Candeia foi um dos grandes sambistas desse Brasil. Foi é maneira de dizer, né? O cara está vivo, porra! Como estão também nessa mesma esteira Cartola, Nelson Cavaquinho, Paulo da Portela, Silas de Oliveira e uma porção de gênios que à luz dos dias de hoje fazem parte de um passado cada vez mais presente na memória daqueles que não deixam o samba morrer.
Li no blog botequimdobruno.blogspot.com, assinado pelo jornalista Bruno Ribeiro, um carioca bom de samba radicado em Campinas, uma entrevista do Candeia para uma rádio, em 1975. A conversa estava inédita até então e faz parte do acervo particular da Cristina Buarque. Bruno publicou no blog a primeira parte da entrevista transcrita, “na unha”, pelo amigo, pesquisador e sambista Renato Martins.
O papo é um grande achado, uma senhora aula de cultura popular, de história e educação brasileira. Pincei um dos trechos sensacionais da entrevista. Incitado a falar de Escola de Samba para iniciantes, Candeia conta que soube da história de uma menina que não sabia nada sobre Dom João VI, mas tirou 10 numa prova porque lembrava de cor a letra de um samba enredo que ele escreveu para a Portela, em 1957. O samba é cultura, malandro. E da boa. Deixo, agora, vocês com o mestre Candeia:
“... Escola de Samba é uma manifestação artística popular. E é necessário até que façamos uma comparação. Eu diria que ela difere um pouco do que foi no passado. Antigamente ela era muito mais artística popular. Atualmente ela é artística de consumo popular. É diferente. Essa é a grande verdade. Mas a escola de samba é formada, em sua maioria, por aquele homem humilde, o sambista que vive do povo, que faz as coisas para o povo. Escola de Samba é um centro de grande força de brasilidade, acima de tudo. A Escola de Samba canta as coisas nossas, os nossos temas folclóricos, os nossos temas literários, os nossos temas históricos... Eu posso dizer pra você até o seguinte: aconteceu uma passagem certa ocasião em que a filha de uma vizinha de onde eu já morei, certa vez, uma professora na escola pediu para que ela fizesse um trabalho sobre, se eu não me engano, Dom João VI. E ela não estava preparada, mas, entretanto, ela sabia um samba meu, que foi um enredo na Portela em 1957. Então, por ela saber o samba, ela conseguiu tirar nota dez. Eu nunca mais esqueci isso, porque eu achei muito bacana. A garota acabou utilizando toda a letra do samba no trabalho de redação escolar. E a professora, talvez por desconhecer esse detalhe, julgou que aquilo tivesse sido criado na hora. O que eu achei interessante foi a perspicácia dela. Isso só vem provar o quê? Que a Escola de Samba é exatamente isso. Vejamos o seguinte: os enredos que as Escolas de samba levam pra avenida, tem sido algo maravilhoso em termos de cultura popular, de cantar as nossas coisas, enfim, de mostrar o que é o Brasil. Talvez seja um dos poucos centros, um dos poucos redutos, assim como entidade, que fale em Brasil e que seja apolítica. Escola de Samba não tem nada de política em si. Ela canta porque ama essa terra, porque vive essa terra e procura se encontrar nessas nossas coisas, dando-se um exemplo de significado de brasilidade, acima de tudo”.
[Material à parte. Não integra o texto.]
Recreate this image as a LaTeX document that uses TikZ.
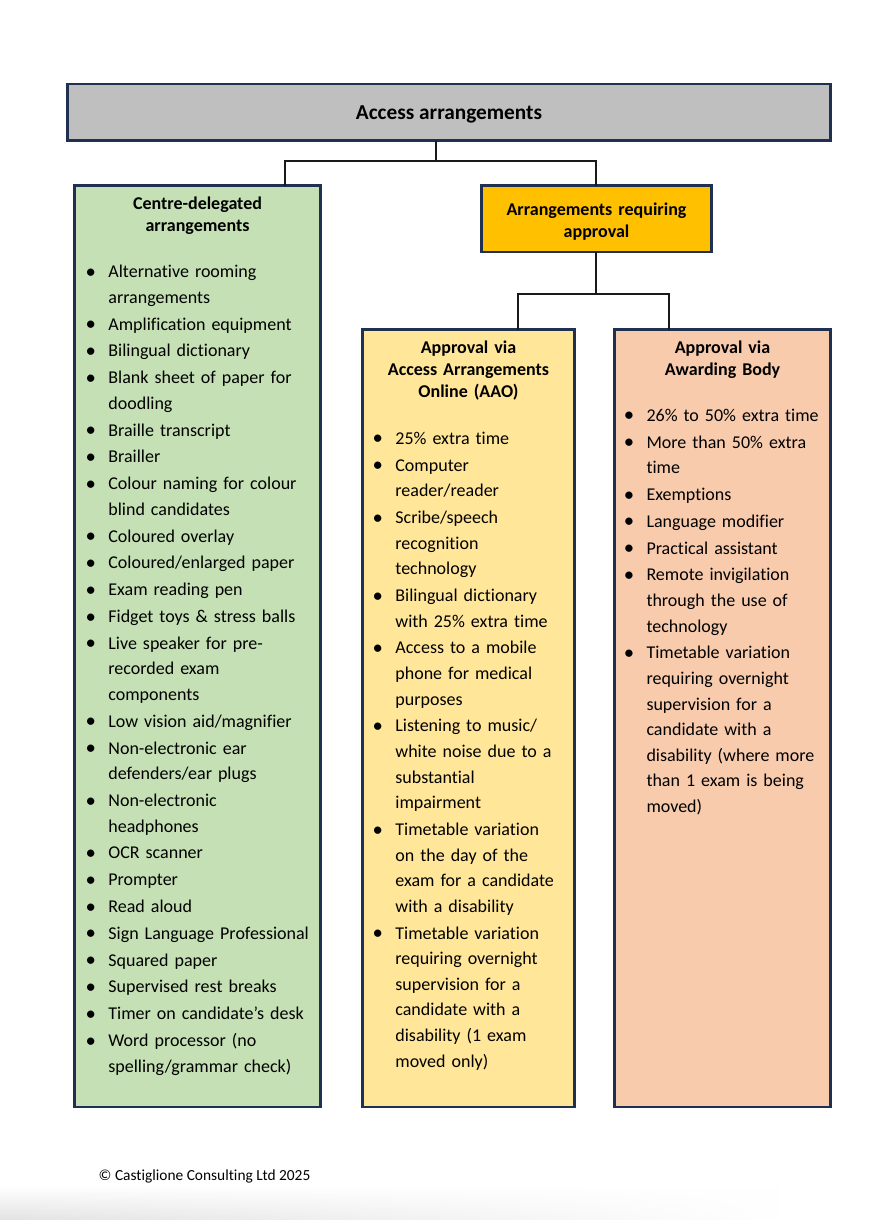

Quer ler a entrevista toda? Então vai conhecer o botequimdobruno.blogspot.com
3 comentários:
Candeia é sempre Candeia... Só descordo quando diz que a Escola é apolítica. Mas isso hoje não é mais verdade. Vejamos quantos milhões a prefeitura de Natal ofereceu ao Salgueiro para que cantassem nossas belezas...
Rafael, grande achado cara! Relíquia mesmo! E viva Candeia!!!
Mas era, Ana. A entrevista é de 1975! Nessa época malandro era malandro e mané era mané. Hoje mudou tudo. Lembra da Vila Isabel campeã com a grana do Hugo Chávez? Esse mesmo do Salgueiro que você lembrou e, para mim, o pior deles: a mangueira homenagear o frevo no ano do centenário do Cartola. É por essas e outras que nós não podemos deixar o samba morrer!